Source excerpt
** Begin **

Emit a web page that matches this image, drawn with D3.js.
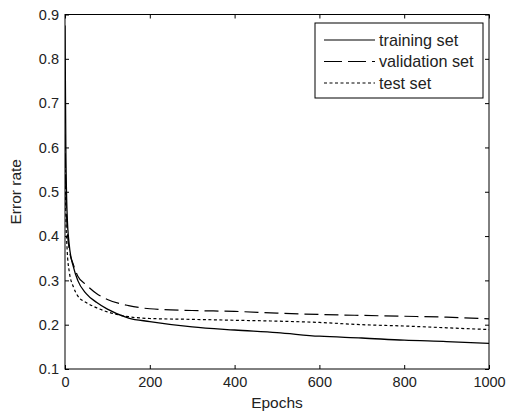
<!DOCTYPE html>
<html>
<head>
<meta charset="utf-8">
<script src="https://cdn.jsdelivr.net/npm/d3@7"></script>
<style>
  html, body { margin: 0; padding: 0; background: #fff; }
  svg { display: block; }
  text { font-family: "Liberation Sans", Arial, sans-serif; fill: #222; }
</style>
</head>
<body>
<svg id="chart" width="507" height="415"></svg>
<script>
// ---- data ----
const epochs = [0, 2, 5, 10, 20, 30, 50, 75, 100, 150, 200, 300, 400, 500, 600, 700, 800, 900, 1000];
const trainingSet = [0.875, 0.60, 0.45, 0.38, 0.33, 0.30, 0.27, 0.25, 0.235, 0.215, 0.207, 0.195, 0.188, 0.182, 0.174, 0.170, 0.165, 0.162, 0.158];
const validationSet = [0.63, 0.50, 0.42, 0.37, 0.335, 0.31, 0.29, 0.27, 0.257, 0.243, 0.236, 0.232, 0.230, 0.226, 0.223, 0.221, 0.219, 0.217, 0.213];
const testSet = [0.60, 0.45, 0.37, 0.32, 0.285, 0.265, 0.25, 0.238, 0.229, 0.218, 0.214, 0.212, 0.210, 0.208, 0.205, 0.200, 0.197, 0.193, 0.189];
const seriesNames = ["training set", "validation set", "test set"];
const xTicks = [0, 200, 400, 600, 800, 1000];
const yTicks = [0.1, 0.2, 0.3, 0.4, 0.5, 0.6, 0.7, 0.8, 0.9];

// ---- layout ----
const svg = d3.select("#chart");
const L = 65, R = 489, T = 14.5, B = 369;
const x = d3.scaleLinear().domain([0, 1000]).range([L, R]);
const y = d3.scaleLinear().domain([0.1, 0.9]).range([B, T]);

const dashes = ["none", "14,6", "3,2.5"];
const seriesData = [trainingSet, validationSet, testSet];

// frame
svg.append("rect").attr("x", L).attr("y", T).attr("width", R - L).attr("height", B - T)
  .attr("fill", "none").attr("stroke", "#000").attr("stroke-width", 1);

const tickLen = 4;
const xb = svg.append("g").attr("transform", `translate(0,${B})`)
  .call(d3.axisBottom(x).tickValues(xTicks).tickSizeInner(-tickLen).tickSizeOuter(0).tickPadding(8).tickFormat(d3.format("d")));
const xt = svg.append("g").attr("transform", `translate(0,${T})`)
  .call(d3.axisTop(x).tickValues(xTicks).tickSizeInner(-tickLen).tickSizeOuter(0).tickFormat(""));
const yl = svg.append("g").attr("transform", `translate(${L},0)`)
  .call(d3.axisLeft(y).tickValues(yTicks).tickSizeInner(-tickLen).tickSizeOuter(0).tickPadding(6).tickFormat(d3.format(".1f")));
const yr = svg.append("g").attr("transform", `translate(${R},0)`)
  .call(d3.axisRight(y).tickValues(yTicks).tickSizeInner(-tickLen).tickSizeOuter(0).tickFormat(""));
[xb, xt, yl, yr].forEach(g => {
  g.select(".domain").remove();
  g.selectAll("line").attr("stroke", "#000");
  g.selectAll("text").attr("font-size", 14.5).attr("fill", "#222").attr("font-family", "Liberation Sans, Arial, sans-serif");
});

// axis labels
svg.append("text").attr("x", (L + R) / 2).attr("y", 408).attr("text-anchor", "middle")
  .attr("font-size", 15.5).text("Epochs");
svg.append("text").attr("transform", `translate(21,${(T + B) / 2}) rotate(-90)`).attr("text-anchor", "middle")
  .attr("font-size", 15.5).text("Error rate");

// lines
const line = d3.line().x((d, i) => x(epochs[i])).y(d => y(d)).curve(d3.curveMonotoneX);
svg.append("clipPath").attr("id", "clip").append("rect")
  .attr("x", L).attr("y", T).attr("width", R - L).attr("height", B - T);
seriesData.forEach((s, k) => {
  svg.append("path").datum(s).attr("d", line).attr("fill", "none")
    .attr("stroke", "#000").attr("stroke-width", k === 0 ? 1.3 : 1.2)
    .attr("stroke-dasharray", dashes[k]).attr("clip-path", "url(#clip)");
});

// legend
const lg = svg.append("g");
lg.append("rect").attr("x", 315).attr("y", 23).attr("width", 168).attr("height", 75)
  .attr("fill", "#fff").attr("stroke", "#000").attr("stroke-width", 1);
seriesNames.forEach((n, k) => {
  const cy = 40 + k * 21.5;
  lg.append("line").attr("x1", 324).attr("x2", 375).attr("y1", cy).attr("y2", cy)
    .attr("stroke", "#000").attr("stroke-width", 1.2).attr("stroke-dasharray", k === 1 ? "18,6" : dashes[k]);
  lg.append("text").attr("x", 379).attr("y", cy).attr("dy", "0.36em")
    .attr("font-size", 16.2).text(n);
});
</script>
</body>
</html>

** End **

To do
Leaving the pictures aside, transcribe the entire listing exactly.

Solution to this problem
Emit a web page that matches this image, drawn with D3.js.
<!DOCTYPE html>
<html>
<head>
<meta charset="utf-8">
<script src="https://cdn.jsdelivr.net/npm/d3@7"></script>
<style>
  html, body { margin: 0; padding: 0; background: #fff; }
  svg { display: block; }
  text { font-family: "Liberation Sans", Arial, sans-serif; fill: #222; }
</style>
</head>
<body>
<svg id="chart" width="507" height="415"></svg>
<script>
// ---- data ----
const epochs = [0, 2, 5, 10, 20, 30, 50, 75, 100, 150, 200, 300, 400, 500, 600, 700, 800, 900, 1000];
const trainingSet = [0.875, 0.60, 0.45, 0.38, 0.33, 0.30, 0.27, 0.25, 0.235, 0.215, 0.207, 0.195, 0.188, 0.182, 0.174, 0.170, 0.165, 0.162, 0.158];
const validationSet = [0.63, 0.50, 0.42, 0.37, 0.335, 0.31, 0.29, 0.27, 0.257, 0.243, 0.236, 0.232, 0.230, 0.226, 0.223, 0.221, 0.219, 0.217, 0.213];
const testSet = [0.60, 0.45, 0.37, 0.32, 0.285, 0.265, 0.25, 0.238, 0.229, 0.218, 0.214, 0.212, 0.210, 0.208, 0.205, 0.200, 0.197, 0.193, 0.189];
const seriesNames = ["training set", "validation set", "test set"];
const xTicks = [0, 200, 400, 600, 800, 1000];
const yTicks = [0.1, 0.2, 0.3, 0.4, 0.5, 0.6, 0.7, 0.8, 0.9];

// ---- layout ----
const svg = d3.select("#chart");
const L = 65, R = 489, T = 14.5, B = 369;
const x = d3.scaleLinear().domain([0, 1000]).range([L, R]);
const y = d3.scaleLinear().domain([0.1, 0.9]).range([B, T]);

const dashes = ["none", "14,6", "3,2.5"];
const seriesData = [trainingSet, validationSet, testSet];

// frame
svg.append("rect").attr("x", L).attr("y", T).attr("width", R - L).attr("height", B - T)
  .attr("fill", "none").attr("stroke", "#000").attr("stroke-width", 1);

const tickLen = 4;
const xb = svg.append("g").attr("transform", `translate(0,${B})`)
  .call(d3.axisBottom(x).tickValues(xTicks).tickSizeInner(-tickLen).tickSizeOuter(0).tickPadding(8).tickFormat(d3.format("d")));
const xt = svg.append("g").attr("transform", `translate(0,${T})`)
  .call(d3.axisTop(x).tickValues(xTicks).tickSizeInner(-tickLen).tickSizeOuter(0).tickFormat(""));
const yl = svg.append("g").attr("transform", `translate(${L},0)`)
  .call(d3.axisLeft(y).tickValues(yTicks).tickSizeInner(-tickLen).tickSizeOuter(0).tickPadding(6).tickFormat(d3.format(".1f")));
const yr = svg.append("g").attr("transform", `translate(${R},0)`)
  .call(d3.axisRight(y).tickValues(yTicks).tickSizeInner(-tickLen).tickSizeOuter(0).tickFormat(""));
[xb, xt, yl, yr].forEach(g => {
  g.select(".domain").remove();
  g.selectAll("line").attr("stroke", "#000");
  g.selectAll("text").attr("font-size", 14.5).attr("fill", "#222").attr("font-family", "Liberation Sans, Arial, sans-serif");
});

// axis labels
svg.append("text").attr("x", (L + R) / 2).attr("y", 408).attr("text-anchor", "middle")
  .attr("font-size", 15.5).text("Epochs");
svg.append("text").attr("transform", `translate(21,${(T + B) / 2}) rotate(-90)`).attr("text-anchor", "middle")
  .attr("font-size", 15.5).text("Error rate");

// lines
const line = d3.line().x((d, i) => x(epochs[i])).y(d => y(d)).curve(d3.curveMonotoneX);
svg.append("clipPath").attr("id", "clip").append("rect")
  .attr("x", L).attr("y", T).attr("width", R - L).attr("height", B - T);
seriesData.forEach((s, k) => {
  svg.append("path").datum(s).attr("d", line).attr("fill", "none")
    .attr("stroke", "#000").attr("stroke-width", k === 0 ? 1.3 : 1.2)
    .attr("stroke-dasharray", dashes[k]).attr("clip-path", "url(#clip)");
});

// legend
const lg = svg.append("g");
lg.append("rect").attr("x", 315).attr("y", 23).attr("width", 168).attr("height", 75)
  .attr("fill", "#fff").attr("stroke", "#000").attr("stroke-width", 1);
seriesNames.forEach((n, k) => {
  const cy = 40 + k * 21.5;
  lg.append("line").attr("x1", 324).attr("x2", 375).attr("y1", cy).attr("y2", cy)
    .attr("stroke", "#000").attr("stroke-width", 1.2).attr("stroke-dasharray", k === 1 ? "18,6" : dashes[k]);
  lg.append("text").attr("x", 379).attr("y", cy).attr("dy", "0.36em")
    .attr("font-size", 16.2).text(n);
});
</script>
</body>
</html>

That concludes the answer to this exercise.